== Material shown
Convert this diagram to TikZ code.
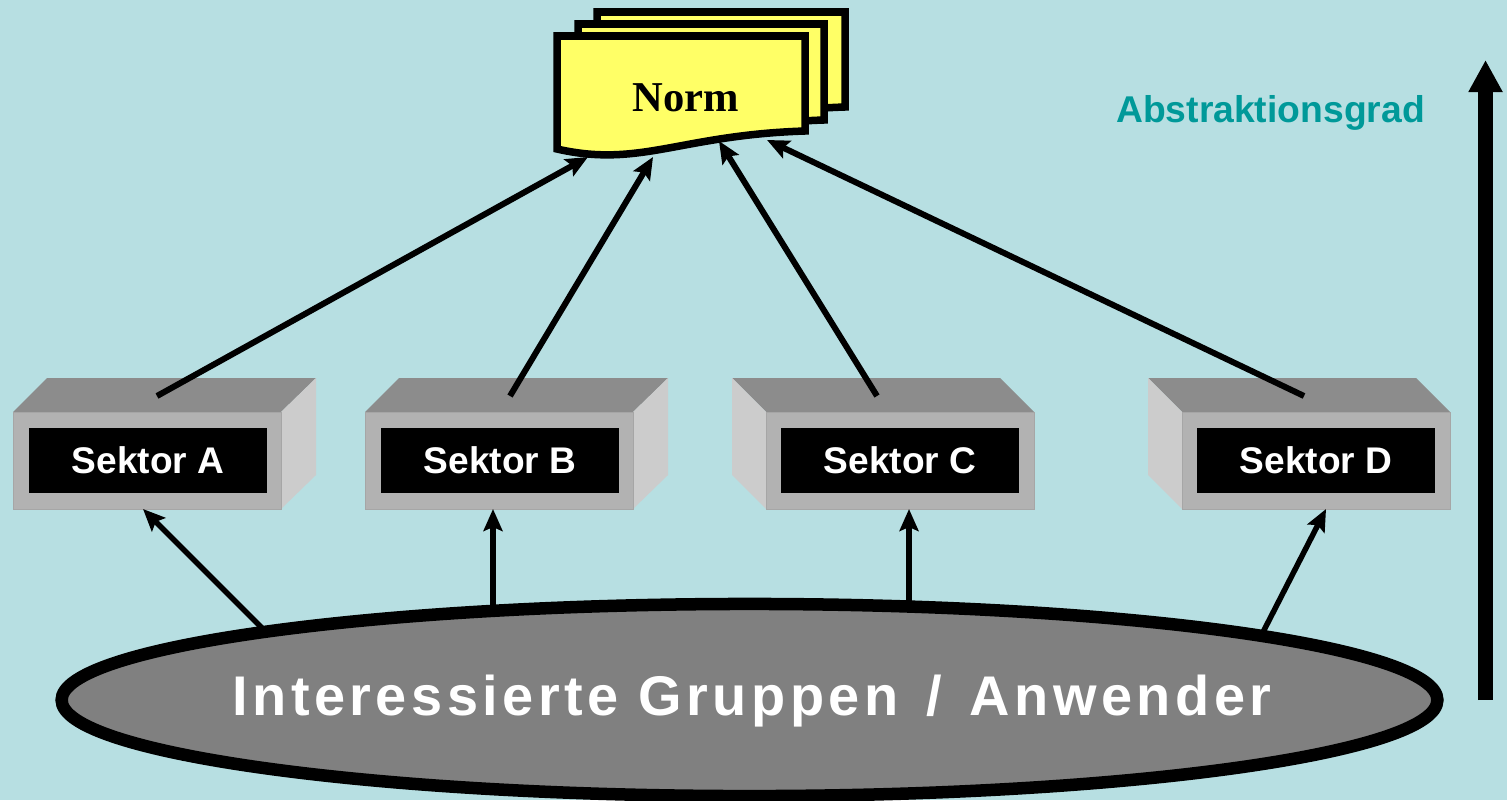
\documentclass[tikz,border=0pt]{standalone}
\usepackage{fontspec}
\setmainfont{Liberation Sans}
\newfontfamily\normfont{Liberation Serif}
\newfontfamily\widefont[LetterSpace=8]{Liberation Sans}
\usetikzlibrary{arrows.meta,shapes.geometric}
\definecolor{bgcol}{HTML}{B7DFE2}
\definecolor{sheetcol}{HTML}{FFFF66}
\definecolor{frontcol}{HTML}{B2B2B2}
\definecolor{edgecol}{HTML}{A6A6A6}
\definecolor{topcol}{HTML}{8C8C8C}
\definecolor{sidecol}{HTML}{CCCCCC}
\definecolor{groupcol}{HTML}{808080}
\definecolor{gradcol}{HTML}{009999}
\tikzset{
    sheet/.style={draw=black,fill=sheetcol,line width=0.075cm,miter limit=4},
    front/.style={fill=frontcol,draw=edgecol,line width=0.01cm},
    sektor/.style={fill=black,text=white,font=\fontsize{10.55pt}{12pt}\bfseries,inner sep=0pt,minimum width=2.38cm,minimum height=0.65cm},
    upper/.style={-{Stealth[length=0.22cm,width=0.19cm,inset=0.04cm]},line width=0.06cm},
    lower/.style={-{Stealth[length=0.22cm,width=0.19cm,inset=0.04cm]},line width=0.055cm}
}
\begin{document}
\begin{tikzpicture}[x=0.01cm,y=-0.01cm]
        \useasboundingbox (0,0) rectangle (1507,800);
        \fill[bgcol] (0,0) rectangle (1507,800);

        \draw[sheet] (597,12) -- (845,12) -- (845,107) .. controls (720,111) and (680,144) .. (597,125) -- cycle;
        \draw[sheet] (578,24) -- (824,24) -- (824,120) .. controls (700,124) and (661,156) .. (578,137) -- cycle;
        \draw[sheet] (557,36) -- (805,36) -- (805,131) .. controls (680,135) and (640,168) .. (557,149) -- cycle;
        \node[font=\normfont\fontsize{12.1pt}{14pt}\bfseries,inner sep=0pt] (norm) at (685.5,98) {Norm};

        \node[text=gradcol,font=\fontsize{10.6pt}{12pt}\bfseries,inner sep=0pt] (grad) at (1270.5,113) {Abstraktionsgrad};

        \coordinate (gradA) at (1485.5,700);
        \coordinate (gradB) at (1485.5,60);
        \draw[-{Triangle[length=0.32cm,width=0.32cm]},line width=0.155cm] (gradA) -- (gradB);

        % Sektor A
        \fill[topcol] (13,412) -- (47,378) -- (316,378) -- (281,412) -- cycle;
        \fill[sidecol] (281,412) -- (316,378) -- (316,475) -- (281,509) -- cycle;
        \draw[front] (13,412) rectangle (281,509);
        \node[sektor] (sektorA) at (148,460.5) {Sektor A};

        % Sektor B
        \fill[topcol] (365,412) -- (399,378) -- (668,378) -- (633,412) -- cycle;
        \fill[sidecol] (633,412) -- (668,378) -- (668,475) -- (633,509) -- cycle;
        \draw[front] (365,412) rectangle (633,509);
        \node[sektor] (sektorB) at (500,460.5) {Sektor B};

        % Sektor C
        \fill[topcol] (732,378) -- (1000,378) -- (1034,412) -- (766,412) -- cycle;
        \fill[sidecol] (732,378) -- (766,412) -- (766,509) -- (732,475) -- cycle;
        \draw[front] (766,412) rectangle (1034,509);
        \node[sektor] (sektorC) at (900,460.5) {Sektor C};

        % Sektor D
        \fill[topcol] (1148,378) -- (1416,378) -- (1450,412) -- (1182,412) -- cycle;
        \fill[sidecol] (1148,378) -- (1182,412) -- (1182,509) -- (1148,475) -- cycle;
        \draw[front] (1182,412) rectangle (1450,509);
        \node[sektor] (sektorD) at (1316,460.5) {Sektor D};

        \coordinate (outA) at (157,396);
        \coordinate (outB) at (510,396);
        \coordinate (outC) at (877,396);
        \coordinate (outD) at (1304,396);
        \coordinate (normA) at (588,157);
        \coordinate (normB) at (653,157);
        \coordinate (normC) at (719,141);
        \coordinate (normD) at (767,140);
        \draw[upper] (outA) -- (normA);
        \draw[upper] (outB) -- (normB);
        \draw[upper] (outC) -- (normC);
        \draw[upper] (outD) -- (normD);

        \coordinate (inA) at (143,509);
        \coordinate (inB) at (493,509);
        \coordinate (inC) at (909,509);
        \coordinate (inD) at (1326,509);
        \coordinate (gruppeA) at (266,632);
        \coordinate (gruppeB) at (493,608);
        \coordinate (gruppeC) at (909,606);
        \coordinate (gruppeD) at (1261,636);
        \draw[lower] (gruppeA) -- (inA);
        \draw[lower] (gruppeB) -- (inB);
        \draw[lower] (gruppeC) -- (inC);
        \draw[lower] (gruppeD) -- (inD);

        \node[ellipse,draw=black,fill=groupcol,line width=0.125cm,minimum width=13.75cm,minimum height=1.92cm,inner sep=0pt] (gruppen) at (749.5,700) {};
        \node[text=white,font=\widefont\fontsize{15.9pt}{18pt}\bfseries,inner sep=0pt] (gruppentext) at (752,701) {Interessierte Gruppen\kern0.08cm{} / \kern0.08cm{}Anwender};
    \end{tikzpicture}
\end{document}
====
== Material shown
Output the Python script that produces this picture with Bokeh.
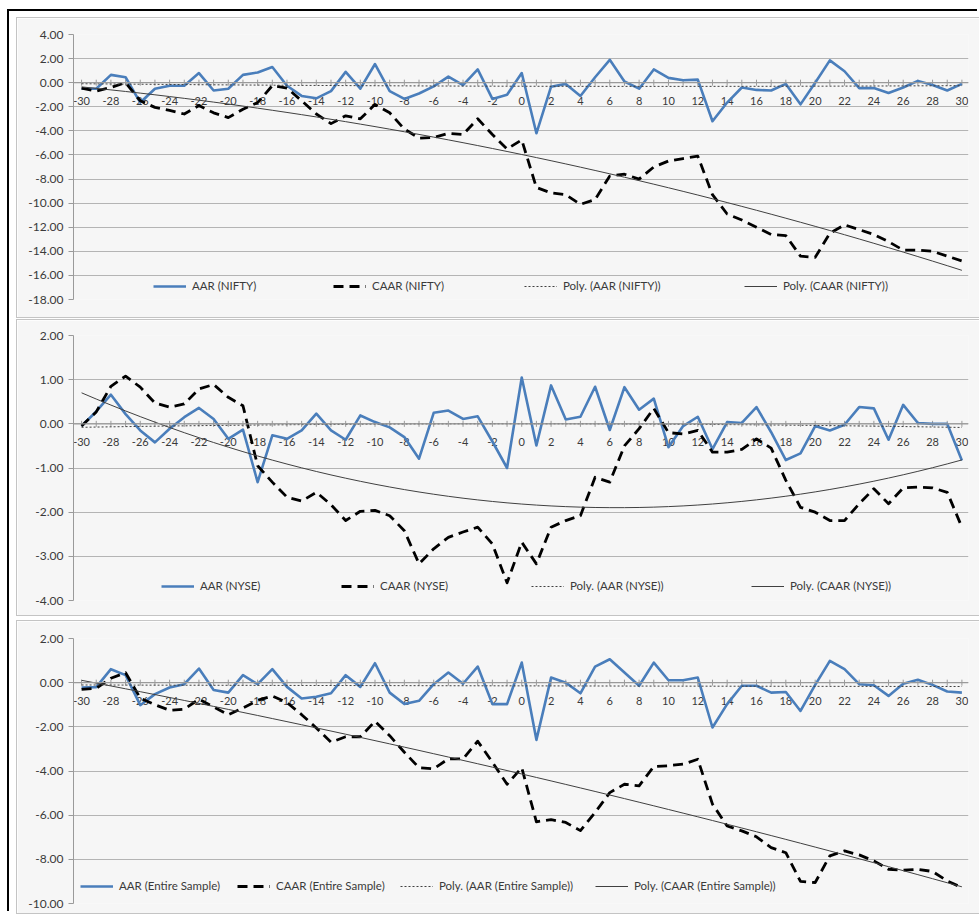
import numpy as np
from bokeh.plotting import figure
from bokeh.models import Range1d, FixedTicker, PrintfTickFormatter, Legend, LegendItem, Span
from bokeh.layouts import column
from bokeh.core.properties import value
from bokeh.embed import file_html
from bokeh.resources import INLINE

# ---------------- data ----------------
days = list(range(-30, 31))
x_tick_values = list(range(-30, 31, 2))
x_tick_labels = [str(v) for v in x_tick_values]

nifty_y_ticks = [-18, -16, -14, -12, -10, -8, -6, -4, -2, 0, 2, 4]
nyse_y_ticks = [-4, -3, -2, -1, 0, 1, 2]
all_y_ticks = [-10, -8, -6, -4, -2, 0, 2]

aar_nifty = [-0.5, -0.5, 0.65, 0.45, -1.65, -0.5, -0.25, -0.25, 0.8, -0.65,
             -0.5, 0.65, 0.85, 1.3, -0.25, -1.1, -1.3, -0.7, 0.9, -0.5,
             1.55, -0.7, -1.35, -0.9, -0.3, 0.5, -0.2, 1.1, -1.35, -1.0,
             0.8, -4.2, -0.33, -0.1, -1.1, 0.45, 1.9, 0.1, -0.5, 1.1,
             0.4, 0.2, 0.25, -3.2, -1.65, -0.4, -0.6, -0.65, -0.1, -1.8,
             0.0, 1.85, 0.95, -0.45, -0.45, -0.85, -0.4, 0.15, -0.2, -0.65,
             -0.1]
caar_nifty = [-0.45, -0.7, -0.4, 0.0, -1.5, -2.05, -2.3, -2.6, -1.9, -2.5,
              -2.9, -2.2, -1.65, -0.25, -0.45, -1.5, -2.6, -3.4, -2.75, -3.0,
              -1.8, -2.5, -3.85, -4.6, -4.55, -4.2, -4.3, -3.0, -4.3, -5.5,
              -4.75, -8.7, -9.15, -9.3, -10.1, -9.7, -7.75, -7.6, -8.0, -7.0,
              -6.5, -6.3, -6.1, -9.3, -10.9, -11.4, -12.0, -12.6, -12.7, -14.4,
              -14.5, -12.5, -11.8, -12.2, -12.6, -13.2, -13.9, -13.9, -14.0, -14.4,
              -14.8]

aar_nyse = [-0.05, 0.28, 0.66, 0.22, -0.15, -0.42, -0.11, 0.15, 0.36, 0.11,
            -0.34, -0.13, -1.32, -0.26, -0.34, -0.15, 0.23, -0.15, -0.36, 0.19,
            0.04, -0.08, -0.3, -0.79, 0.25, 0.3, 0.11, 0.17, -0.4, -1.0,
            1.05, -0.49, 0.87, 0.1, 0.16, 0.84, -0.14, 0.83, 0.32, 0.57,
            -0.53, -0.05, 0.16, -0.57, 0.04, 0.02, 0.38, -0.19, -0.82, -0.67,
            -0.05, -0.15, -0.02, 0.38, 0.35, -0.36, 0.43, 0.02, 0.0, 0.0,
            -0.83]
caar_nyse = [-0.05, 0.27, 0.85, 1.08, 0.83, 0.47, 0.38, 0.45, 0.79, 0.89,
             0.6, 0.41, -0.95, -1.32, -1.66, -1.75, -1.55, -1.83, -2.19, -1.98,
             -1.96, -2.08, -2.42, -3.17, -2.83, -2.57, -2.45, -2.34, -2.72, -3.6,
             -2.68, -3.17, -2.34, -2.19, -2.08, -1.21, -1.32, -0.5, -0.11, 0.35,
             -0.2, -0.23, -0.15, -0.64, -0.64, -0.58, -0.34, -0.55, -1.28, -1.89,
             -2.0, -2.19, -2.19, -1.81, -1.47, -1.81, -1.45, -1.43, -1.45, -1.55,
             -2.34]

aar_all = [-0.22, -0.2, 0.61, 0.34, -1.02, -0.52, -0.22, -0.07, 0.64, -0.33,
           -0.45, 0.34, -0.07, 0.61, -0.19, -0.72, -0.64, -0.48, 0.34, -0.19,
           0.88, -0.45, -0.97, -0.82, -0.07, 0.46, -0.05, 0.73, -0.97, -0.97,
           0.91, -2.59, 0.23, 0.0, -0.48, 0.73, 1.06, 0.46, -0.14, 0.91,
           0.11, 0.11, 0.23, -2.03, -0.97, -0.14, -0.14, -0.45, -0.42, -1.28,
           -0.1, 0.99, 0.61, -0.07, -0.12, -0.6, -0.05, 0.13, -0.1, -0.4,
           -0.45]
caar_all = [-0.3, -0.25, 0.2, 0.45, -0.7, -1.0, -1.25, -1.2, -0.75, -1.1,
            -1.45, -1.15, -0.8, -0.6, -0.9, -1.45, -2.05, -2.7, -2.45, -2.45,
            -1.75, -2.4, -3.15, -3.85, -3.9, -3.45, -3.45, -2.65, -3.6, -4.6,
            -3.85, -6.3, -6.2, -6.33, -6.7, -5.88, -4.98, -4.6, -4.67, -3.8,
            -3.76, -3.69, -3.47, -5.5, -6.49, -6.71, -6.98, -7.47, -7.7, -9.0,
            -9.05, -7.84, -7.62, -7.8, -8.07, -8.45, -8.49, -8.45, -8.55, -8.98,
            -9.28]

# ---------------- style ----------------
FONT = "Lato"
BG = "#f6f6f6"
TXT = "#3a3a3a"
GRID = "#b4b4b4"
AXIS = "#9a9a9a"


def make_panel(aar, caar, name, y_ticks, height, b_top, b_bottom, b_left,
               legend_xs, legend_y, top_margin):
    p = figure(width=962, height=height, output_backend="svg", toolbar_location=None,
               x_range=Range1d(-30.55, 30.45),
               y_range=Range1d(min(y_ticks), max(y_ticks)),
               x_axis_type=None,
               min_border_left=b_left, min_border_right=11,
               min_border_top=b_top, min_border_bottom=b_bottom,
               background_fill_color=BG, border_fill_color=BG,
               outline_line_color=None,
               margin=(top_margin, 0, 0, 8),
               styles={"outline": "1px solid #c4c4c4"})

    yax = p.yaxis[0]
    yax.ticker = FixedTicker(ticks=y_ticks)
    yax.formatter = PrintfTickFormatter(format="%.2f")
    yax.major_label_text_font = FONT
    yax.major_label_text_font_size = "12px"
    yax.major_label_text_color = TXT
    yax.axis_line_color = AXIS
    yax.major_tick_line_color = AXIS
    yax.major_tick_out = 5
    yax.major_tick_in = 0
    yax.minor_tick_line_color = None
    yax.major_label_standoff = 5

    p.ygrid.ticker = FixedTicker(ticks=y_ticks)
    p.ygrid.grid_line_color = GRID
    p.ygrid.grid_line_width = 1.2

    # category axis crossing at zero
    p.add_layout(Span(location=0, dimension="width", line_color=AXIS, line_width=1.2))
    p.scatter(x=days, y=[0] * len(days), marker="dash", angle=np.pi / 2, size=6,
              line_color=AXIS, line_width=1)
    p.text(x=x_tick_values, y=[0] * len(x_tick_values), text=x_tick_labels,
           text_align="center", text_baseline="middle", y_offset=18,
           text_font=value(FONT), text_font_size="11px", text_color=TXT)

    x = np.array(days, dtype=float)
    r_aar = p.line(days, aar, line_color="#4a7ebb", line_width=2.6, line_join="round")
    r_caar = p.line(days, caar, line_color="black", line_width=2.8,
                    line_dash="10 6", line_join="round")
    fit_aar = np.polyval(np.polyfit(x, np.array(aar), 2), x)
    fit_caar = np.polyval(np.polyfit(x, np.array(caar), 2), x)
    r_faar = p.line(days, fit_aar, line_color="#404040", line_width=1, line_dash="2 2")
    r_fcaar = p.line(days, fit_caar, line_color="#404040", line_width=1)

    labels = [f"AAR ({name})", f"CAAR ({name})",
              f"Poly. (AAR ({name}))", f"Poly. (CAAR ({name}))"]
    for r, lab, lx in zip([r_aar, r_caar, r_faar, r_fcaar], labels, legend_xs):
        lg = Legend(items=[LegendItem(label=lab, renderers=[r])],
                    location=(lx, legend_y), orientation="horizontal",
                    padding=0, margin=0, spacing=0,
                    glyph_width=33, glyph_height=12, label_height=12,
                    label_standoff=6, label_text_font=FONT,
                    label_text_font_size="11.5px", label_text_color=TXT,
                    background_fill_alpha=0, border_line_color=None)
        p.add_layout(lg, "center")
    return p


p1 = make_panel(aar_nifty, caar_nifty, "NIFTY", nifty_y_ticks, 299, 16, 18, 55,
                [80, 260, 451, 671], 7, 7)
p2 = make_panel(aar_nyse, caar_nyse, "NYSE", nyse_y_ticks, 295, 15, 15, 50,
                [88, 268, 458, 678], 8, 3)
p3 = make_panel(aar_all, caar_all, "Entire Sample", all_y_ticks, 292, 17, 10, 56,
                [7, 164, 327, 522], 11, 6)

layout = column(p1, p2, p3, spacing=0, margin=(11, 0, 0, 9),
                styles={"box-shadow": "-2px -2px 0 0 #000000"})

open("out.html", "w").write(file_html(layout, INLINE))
====
__Problem requirements__
Copy out, exactly, every line from the one that contains "Convert this diagram to TikZ code." through the one that contains "sep=0pt] (grad) at". Pictures stay out of the copy.

__Written response__
Convert this diagram to TikZ code.
\documentclass[tikz,border=0pt]{standalone}
\usepackage{fontspec}
\setmainfont{Liberation Sans}
\newfontfamily\normfont{Liberation Serif}
\newfontfamily\widefont[LetterSpace=8]{Liberation Sans}
\usetikzlibrary{arrows.meta,shapes.geometric}
\definecolor{bgcol}{HTML}{B7DFE2}
\definecolor{sheetcol}{HTML}{FFFF66}
\definecolor{frontcol}{HTML}{B2B2B2}
\definecolor{edgecol}{HTML}{A6A6A6}
\definecolor{topcol}{HTML}{8C8C8C}
\definecolor{sidecol}{HTML}{CCCCCC}
\definecolor{groupcol}{HTML}{808080}
\definecolor{gradcol}{HTML}{009999}
\tikzset{
    sheet/.style={draw=black,fill=sheetcol,line width=0.075cm,miter limit=4},
    front/.style={fill=frontcol,draw=edgecol,line width=0.01cm},
    sektor/.style={fill=black,text=white,font=\fontsize{10.55pt}{12pt}\bfseries,inner sep=0pt,minimum width=2.38cm,minimum height=0.65cm},
    upper/.style={-{Stealth[length=0.22cm,width=0.19cm,inset=0.04cm]},line width=0.06cm},
    lower/.style={-{Stealth[length=0.22cm,width=0.19cm,inset=0.04cm]},line width=0.055cm}
}
\begin{document}
\begin{tikzpicture}[x=0.01cm,y=-0.01cm]
        \useasboundingbox (0,0) rectangle (1507,800);
        \fill[bgcol] (0,0) rectangle (1507,800);

        \draw[sheet] (597,12) -- (845,12) -- (845,107) .. controls (720,111) and (680,144) .. (597,125) -- cycle;
        \draw[sheet] (578,24) -- (824,24) -- (824,120) .. controls (700,124) and (661,156) .. (578,137) -- cycle;
        \draw[sheet] (557,36) -- (805,36) -- (805,131) .. controls (680,135) and (640,168) .. (557,149) -- cycle;
        \node[font=\normfont\fontsize{12.1pt}{14pt}\bfseries,inner sep=0pt] (norm) at (685.5,98) {Norm};

        \node[text=gradcol,font=\fontsize{10.6pt}{12pt}\bfseries,inner sep=0pt] (grad) at (1270.5,113) {Abstraktionsgrad};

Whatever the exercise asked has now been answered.